Buehler and Kershaw slowly got to know each other throughout the 2018 season, as Buehler’s ascendance made him worthy of starting the divisional tiebreaker and Game 7 of the NL Championship Series. Over the course of the year, amid a season that saw them combine for a 30-9 record and a 3.14 ERA in 360 2/3 innings, they grew closer.
Kershaw has admitted to going a little more out of his way to mentor young players in recent years, and Roberts has noticed him spending more one-on-one time with teammates. But it isn’t specific to Buehler. They aren’t constantly grabbing dinner on the road or sharing trade secrets to which others aren’t privy. It’s a casual friendship that has developed organically, one of several within a Dodgers clubhouse that has seamlessly blended older players with younger ones.
“This forced heir, forced mentee thing — I think it’s all silly,” Buehler said. “I’m 25 years old. I’m not 16 looking for, like, a second father figure. I enjoy being around Clayton. I feel very lucky to be a Los Angeles Dodger and have him as a teammate. But he’s not, like, a dad to me. It’s just not how it’s gonna happen. We’re teammates.”
Kershaw bought Buehler a suit for the All-Star Game’s red-carpet ceremony this past summer. When the entire team dressed in elaborate costume near the end of the regular season, Kershaw and Buehler collaborated on a “Zoolander” theme. Most of their dialogue, however, has taken place in the dugout while others are pitching. Kershaw has helped Buehler become more intent about scouting opponents, which helped Buehler pitch with more conviction this season. Through Buehler, Kershaw has become more fluent in analytics, which accelerated his evolution.

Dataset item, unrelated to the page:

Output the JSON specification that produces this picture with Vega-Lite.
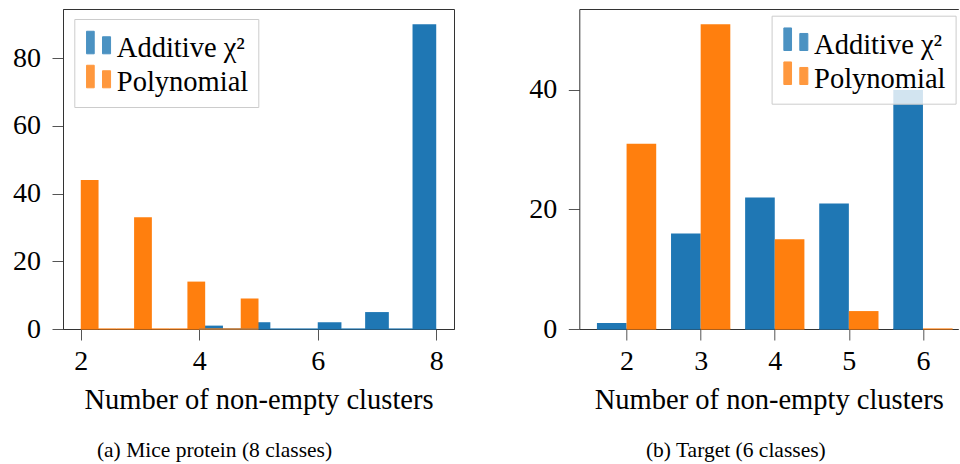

“Walker doesn’t need a lot of help, you know,” Kershaw said. “He probably knows more about pitching than I do, just in terms of the mechanics part of it and the process of how to create velocity or how to create spin, all this stuff. He’s probably, I guess you could say, a little more new-age than I am. I like listening to him. I like learning from him.”
Buehler is a 25-year-old, unmarried right-hander with an explosive fastball. Kershaw is a 31-year-old, married father of two who now relies heavily on breaking pitches. Kershaw has long been considered the second coming of Sandy Koufax, whereas Buehler seems to more closely resemble the next Justin Verlander. It’s a connection that wouldn’t exist without the forced relationships of team sports but one that has nonetheless become fruitful.
Kershaw has been among several Dodgers veterans who have been disarmed by Buehler’s candidness and arrogance.
He has come to find him endearing.
“He grows on you,” Kershaw said. “He kind of wears you down.”
They’re each tasked with ensuring that this dream season — of 106 regular-season victories, 12 walk-offs and 279 home runs — continues into the next round. It’ll be up to Buehler and Kershaw to outduel Strasburg — and potentially Patrick Corbin — and tame the potent bats of Anthony Rendon and Juan Soto.
Buehler will start, but Kershaw will be waiting, eager to help if needed.
It has become a theme.
“He’s there to kind of be an ear,” Buehler said, “and at the same time just tell you you’re being an idiot.”